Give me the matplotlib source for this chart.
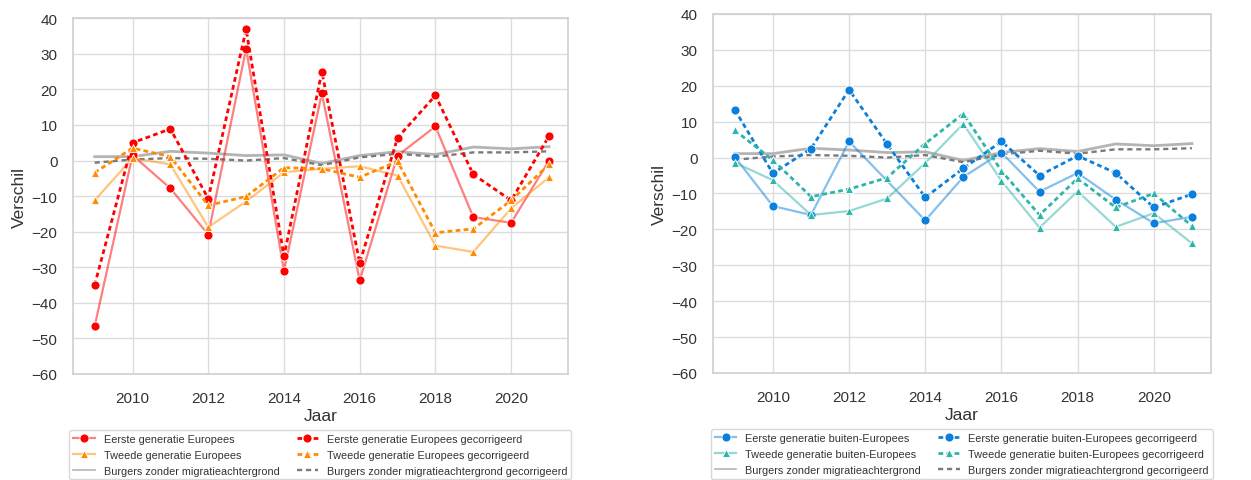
#!/usr/bin/env python3
import numpy as np
import matplotlib
matplotlib.use("Agg")
import matplotlib.pyplot as plt

plt.rcParams['font.family'] = ['Liberation Sans', 'DejaVu Sans']

years = list(range(2009, 2022))

# linker grafiek: Europees
eerste_eu = [-46.6, 1.5, -7.8, -20.8, 31.5, -31.0, 18.9, -33.7, 1.4, 9.6, -15.9, -17.5, 0.0]
eerste_eu_corr = [-35.0, 5.0, 8.9, -10.7, 36.9, -26.9, 25.0, -28.8, 6.4, 18.3, -3.9, -11.2, 6.9]
tweede_eu = [-11.2, 0.7, -1.1, -18.7, -11.5, -3.3, -2.3, -1.6, -4.2, -23.9, -25.7, -13.4, -4.7]
tweede_eu_corr = [-3.4, 3.5, 1.1, -12.6, -10.1, -2.0, -2.3, -4.7, -0.2, -20.3, -19.2, -11.2, -1.1]

# rechter grafiek: buiten-Europees (2013 ontbreekt voor eerste generatie)
eerste_be = [0.2, -13.5, -16.0, 4.5, np.nan, -17.5, -5.4, 1.4, -9.5, -4.3, -11.7, -18.3, -16.5]
eerste_be_corr = [13.3, -4.4, 2.5, 18.9, 3.7, -11.1, -3.0, 4.5, -5.0, 0.5, -4.3, -13.9, -10.2]
tweede_be = [-1.4, -6.3, -16.0, -14.9, -11.4, -1.5, 9.4, -6.5, -19.5, -9.4, -19.3, -15.5, -23.9]
tweede_be_corr = [7.6, -0.7, -10.9, -8.8, -5.6, 3.9, 12.2, -3.7, -16.0, -5.8, -13.9, -10.0, -19.1]

# burgers zonder migratieachtergrond
burgers = [1.1, 1.1, 2.6, 2.1, 1.4, 1.6, -0.8, 1.4, 2.5, 1.7, 3.8, 3.3, 3.9]
burgers_corr = [-0.6, 0.3, 0.7, 0.5, 0.0, 0.7, -1.3, 0.9, 1.9, 1.1, 2.3, 2.3, 2.6]

xticks = [2010, 2012, 2014, 2016, 2018, 2020]
yticks = list(range(-60, 41, 10))


def draw(ax, x, y, color, marker, dashed, ms):
    x = np.array(x)
    y = np.array(y, dtype=float)
    ok = ~np.isnan(y)
    rgb = matplotlib.colors.to_rgb(color)
    if dashed:
        line, = ax.plot(x[ok], y[ok], color=color, lw=2, marker=marker, ms=ms,
                        mfc=color, mec='white', mew=0.6, zorder=4)
        line.set_dashes((1.7, 1.2))
    else:
        line, = ax.plot(x[ok], y[ok], color=(*rgb, 0.5), lw=1.6, marker=marker, ms=ms,
                        mfc=color, mec='white', mew=0.6, zorder=3)
    return line


def style(ax):
    ax.set_xlim(2008.42, 2021.5)
    ax.set_ylim(-60, 40)
    ax.set_xticks(xticks)
    ax.set_yticks(yticks)
    ax.grid(True, color='#dcdcdc', lw=1)
    ax.set_axisbelow(True)
    for s in ax.spines.values():
        s.set_color('#d0d0d0')
        s.set_linewidth(1.2)
    ax.tick_params(axis='both', length=0, labelsize=11, colors='#333333')
    ax.tick_params(axis='y', pad=11)
    ax.tick_params(axis='x', pad=12.5)
    ax.set_xlabel("Jaar", fontsize=12.5, color='#333333', labelpad=2)
    ax.set_ylabel("Verschil", fontsize=12.5, color='#333333', labelpad=3)


fig = plt.figure(figsize=(12.51, 4.81), dpi=100)
ax1 = fig.add_axes([0.0581, 0.2204, 0.3959, 0.7395])
ax2 = fig.add_axes([0.5697, 0.2225, 0.3983, 0.7464])

groups = [
    (ax1, "Europees", eerste_eu, eerste_eu_corr, tweede_eu, tweede_eu_corr, '#ff0000', '#ff8c00'),
    (ax2, "buiten-Europees", eerste_be, eerste_be_corr, tweede_be, tweede_be_corr, '#0a80dc', '#2db5aa'),
]

for ax, naam, e, ec, t, tc, c1, c2 in groups:
    h1 = draw(ax, years, e, c1, 'o', False, 6.5)
    h2 = draw(ax, years, t, c2, '^', False, 5.5)
    h3, = ax.plot(years, burgers, color='#b4b4b4', lw=2, zorder=2)
    h4 = draw(ax, years, ec, c1, 'o', True, 6.5)
    h5 = draw(ax, years, tc, c2, '^', True, 5.5)
    h6, = ax.plot(years, burgers_corr, color='#7a7a7a', lw=1.7, zorder=2)
    h6.set_dashes((2.2, 1.6))
    style(ax)
    handles = [h1, h2, h3, h4, h5, h6]
    labels = [f"Eerste generatie {naam}", f"Tweede generatie {naam}",
              "Burgers zonder migratieachtergrond",
              f"Eerste generatie {naam} gecorrigeerd",
              f"Tweede generatie {naam} gecorrigeerd",
              "Burgers zonder migratieachtergrond gecorrigeerd"]
    leg = ax.legend(handles, labels, ncol=2, loc='upper center', bbox_to_anchor=(0.5, -0.142),
                    fontsize=7.8, frameon=True, fancybox=True, edgecolor='#d0d0d0',
                    handlelength=2.0, columnspacing=1.6, labelspacing=0.55,
                    borderpad=0.35, labelcolor='#333333')
    # legend handle voor gewone burgers: dunner en lichter zoals in het origineel
    leg.get_lines()[2].set_linewidth(1.2)

fig.savefig("out.png", dpi=100)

→ TASK
Please extract exactly the lines of the data, from the first through the line containing "-13.9, -10.0, -19.1]", and add no pictures to the copy.

→ RIGHT ANSWER
Give me the matplotlib source for this chart.
#!/usr/bin/env python3
import numpy as np
import matplotlib
matplotlib.use("Agg")
import matplotlib.pyplot as plt

plt.rcParams['font.family'] = ['Liberation Sans', 'DejaVu Sans']

years = list(range(2009, 2022))

# linker grafiek: Europees
eerste_eu = [-46.6, 1.5, -7.8, -20.8, 31.5, -31.0, 18.9, -33.7, 1.4, 9.6, -15.9, -17.5, 0.0]
eerste_eu_corr = [-35.0, 5.0, 8.9, -10.7, 36.9, -26.9, 25.0, -28.8, 6.4, 18.3, -3.9, -11.2, 6.9]
tweede_eu = [-11.2, 0.7, -1.1, -18.7, -11.5, -3.3, -2.3, -1.6, -4.2, -23.9, -25.7, -13.4, -4.7]
tweede_eu_corr = [-3.4, 3.5, 1.1, -12.6, -10.1, -2.0, -2.3, -4.7, -0.2, -20.3, -19.2, -11.2, -1.1]

# rechter grafiek: buiten-Europees (2013 ontbreekt voor eerste generatie)
eerste_be = [0.2, -13.5, -16.0, 4.5, np.nan, -17.5, -5.4, 1.4, -9.5, -4.3, -11.7, -18.3, -16.5]
eerste_be_corr = [13.3, -4.4, 2.5, 18.9, 3.7, -11.1, -3.0, 4.5, -5.0, 0.5, -4.3, -13.9, -10.2]
tweede_be = [-1.4, -6.3, -16.0, -14.9, -11.4, -1.5, 9.4, -6.5, -19.5, -9.4, -19.3, -15.5, -23.9]
tweede_be_corr = [7.6, -0.7, -10.9, -8.8, -5.6, 3.9, 12.2, -3.7, -16.0, -5.8, -13.9, -10.0, -19.1]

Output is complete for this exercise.